The Tongariro crossing is famous as being on of the best one day alpine hikes in the world. The route is 19.4km in length and takes you through a pass of active volcanoes. During summer up to 2500 people walk the track each day, but lucky for us it was spring and our group was only 10 strong including the guide. The recent weather had called off all trips to the mountains, but we were lucky that we arrived in Taupo as the weather turned, so we had glorious blue skies and a fair bit of snow to traverse.

Frozen grass lining the river

Our group set off fast and we were a little rushed to take photos and keep up with our group. The start took us along a stream in a volcanic valley with black basalt rocks. The valley had obviously been a little cold overnight, because in some places the stream had frozen into beautiful ice sculptures. As we walked, the mountain of Ngauruhoe grew larger in his big snowy blanket. This valley was in fact used in the filming of the Lord of the Rings (as Mordor) and walking through it we could totally see the barren unforgiving look that it has in the films. Interestingly, only the bottom two thirds of the mountains were used as the top is sacred to the Maori. Maori believe that the mountains are their ancestors with the summits being sacred (tapu), and each tribe has its own legends about the mountain.

Scared yet?
Mount Taranaki peeking at us from the clouds

Once we had conquered the double staircase it was time to learn how to use our equipment. It was really fun to learn how to slide down the mountain and dig in the ice axe to stop. We had a few goes learning the normal technique (‘Self arrest’) and then we had a bit more fun learning how to do it upside down. This was a little more challenging, so hopefully we wouldn’t be falling head first down any mountains soon. Next, we learnt how to put on our crampons and walk like cowboys before a test walk across the ice. From there the only way was up.

The fun side of learning to use an ice axe

We felt like explorers as we crampon-ed our way across the ice uphill. The ice itself was beautiful. In some places it had formed into cotton wool ball-like shapes so it looked like we were walking on clouds and in others it was slick like an ice rink or blown into ripples. Anything that stood up above the ground had a layer of rime ice formed into horizontal icicles. We were told to concentrate on climbing and watch out feet, but the views were breathtaking and the ice formations mesmerising. We reached the first hummock and were greeted with a whole range of snow capped mountains.

Cotton wool ball ice

There wasn’t much more climbing left, but it was the most edgy part with a big drop down to our left. We were happy we knew how to stop ourselves from falling to the bottom again and knew we could enjoy the views. Reaching the top to turn around and take in the full panorama was marvellous. The next bonus was the revelation that we would be having lunch in a heated shallow caused by a fumarole so our bottoms would be toasty warm.

Made it!
Ted on his rime ice chair

Despite the heated seats there was an icy wind and we had to move on before we got cold.
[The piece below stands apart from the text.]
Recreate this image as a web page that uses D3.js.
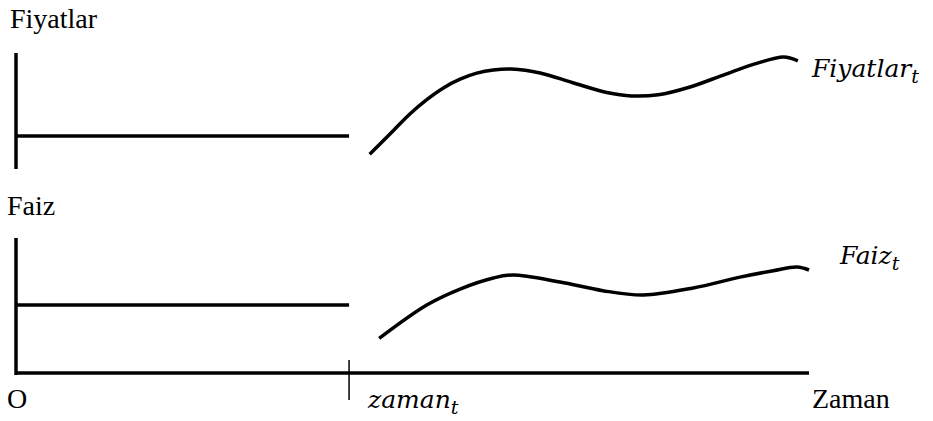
<!DOCTYPE html>
<html lang="tr">
<head>
  <meta charset="UTF-8">
  <title>Fiyatlar ve Faiz</title>
  <style>
  * { margin: 0; padding: 0; }
  body { background: #fff; }
  svg { display: block; }
  .roman { font-family: "Liberation Serif", "Times New Roman", serif; font-size: 28px; fill: #000; }
  .math { font-family: "DejaVu Serif", serif; font-style: italic; font-size: 25px; fill: #000; }
  </style>
  <script src="https://cdn.jsdelivr.net/npm/d3@7/dist/d3.min.js"></script>
</head>
<body>
<svg width="933" height="421" id="svg1"></svg>
<script>
// zaman ekseni 0..100
const zamanT = 42;          // kırılma anı
const fiyatSabit = 28.4;    // zaman_t öncesi fiyat seviyesi
const faizSabit = 50.4;     // zaman_t öncesi faiz seviyesi

// zaman_t sonrası fiyat eğrisi
const fiyatZaman = [44.6, 47.6, 49.7, 51.8, 53.9, 56.0, 58.1, 60.2, 62.5, 66.1, 70.2, 74.5, 77.6, 81.0, 85.0, 89.2, 93.4, 96.8, 98.6];
const fiyatDeger = [12.7, 33.2, 47.6, 59.8, 69.9, 77.4, 82.6, 85.4, 86.2, 82.8, 74.4, 66.0, 63.0, 64.0, 70.7, 81.0, 91.0, 96.5, 93.3];

// zaman_t sonrası faiz eğrisi
const faizZaman = [45.8, 51.8, 56.0, 60.2, 62.7, 68.6, 74.0, 79.1, 85.4, 91.3, 95.5, 98.5, 100];
const faizDeger = [25.7, 50.4, 62.2, 70.4, 72.6, 67.4, 61.0, 57.8, 63.0, 71.0, 75.8, 78.5, 76.3];

const svg = d3.select("#svg1");

const x = d3.scaleLinear().domain([0, 100]).range([16, 809]);
const yFiyat = d3.scaleLinear().domain([0, 100]).range([169, 53]);
const yFaiz = d3.scaleLinear().domain([0, 100]).range([373, 238]);

// eksenler
const g = svg.append("g").attr("stroke", "#000").attr("fill", "none");

g.append("line") // fiyat dikey ekseni
  .attr("x1", x(0)).attr("x2", x(0))
  .attr("y1", yFiyat(0)).attr("y2", yFiyat(100))
  .attr("stroke-width", 3.5);

g.append("line") // faiz dikey ekseni
  .attr("x1", x(0)).attr("x2", x(0))
  .attr("y1", yFaiz(0) + 2).attr("y2", yFaiz(100))
  .attr("stroke-width", 3.5);

g.append("line") // zaman ekseni
  .attr("x1", x(0)).attr("x2", x(100))
  .attr("y1", yFaiz(0)).attr("y2", yFaiz(0))
  .attr("stroke-width", 3.5);

g.append("line") // zaman_t işareti
  .attr("x1", x(zamanT)).attr("x2", x(zamanT))
  .attr("y1", yFaiz(0) - 13).attr("y2", yFaiz(0) + 27)
  .attr("stroke-width", 1.5);

// zaman_t öncesi sabit seviyeler
g.append("line")
  .attr("x1", x(0)).attr("x2", x(zamanT))
  .attr("y1", yFiyat(fiyatSabit)).attr("y2", yFiyat(fiyatSabit))
  .attr("stroke-width", 3.5);

g.append("line")
  .attr("x1", x(0)).attr("x2", x(zamanT))
  .attr("y1", yFaiz(faizSabit)).attr("y2", yFaiz(faizSabit))
  .attr("stroke-width", 3.5);

// eğriler
const fiyatLine = d3.line()
  .x((d, i) => x(fiyatZaman[i]))
  .y(d => yFiyat(d))
  .curve(d3.curveCatmullRom.alpha(0.5));

const faizLine = d3.line()
  .x((d, i) => x(faizZaman[i]))
  .y(d => yFaiz(d))
  .curve(d3.curveCatmullRom.alpha(0.5));

g.append("path").attr("d", fiyatLine(fiyatDeger)).attr("stroke-width", 3.5);
g.append("path").attr("d", faizLine(faizDeger)).attr("stroke-width", 3.5);

// yazılar
svg.append("text").attr("class", "roman").attr("x", 10).attr("y", 28).text("Fiyatlar");
svg.append("text").attr("class", "roman").attr("x", 7).attr("y", 215).text("Faiz");
svg.append("text").attr("class", "roman").attr("x", 7).attr("y", 408).text("O");
svg.append("text").attr("class", "roman").attr("x", x(100) + 3).attr("y", 408).text("Zaman");

function mathLabel (px, py, ana) {
  const t = svg.append("text").attr("class", "math").attr("x", px).attr("y", py);
  t.append("tspan").text(ana);
  t.append("tspan").attr("dy", 6).attr("font-size", 19).text("t");
}

mathLabel(812, 77, "Fiyatlar");
mathLabel(840, 264, "Faiz");
mathLabel(368, 408, "zaman");
</script>
</body>
</html>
Our guide revealed we might be sliding down parts of the mountain which sounded a little terrifying to Zoë. We walked along to the sliding gully and our guide went first to test that it wasn’t too icy. He gave us the all clear and it was our turn to remove our crampons and slide around 70 vertical meters down the mountain. A first for both of us and it was awesome.

So much sun and snow

From there, we crossed the frozen lakes without our crampons but as we climbed out of the crater the ice became impassable and we had to put them back on. That meant another hour crunching through the snow with the lakes coming more and more into view. Soon the snowy peaks behind us were out of view and the panorama of the lakes was in front of us.

The long way down

As the snow thinned we passed craters and fumaroles and descended down the mountain. Bizarrely, the mountain sides are covered in heather which was introduced to form a grouse moor, so they look just like Scottish hillsides. Our final view of the snowy peaks came around all too soon and then we were in the forest. 3km later we reached the end of our trail and shortly after the bus arrived complete with finishers beer.

Almost finished, what an awesome view

The Tongariro crossing is an incredible winter hike and we were thrilled that we went with such a great company on a glorious day. We couldn’t contemplate doing it with 2498 other people, when the volcanoes are black and barren and the sun beating down. Plus there would be no sliding or beautiful ice formations.

The only downside to crossing in winter was that we missed out on seeing the Emerald and Blue Lake.

The next day we made an early morning walk to the Omtuheke hot springs to steam away our sore muscles.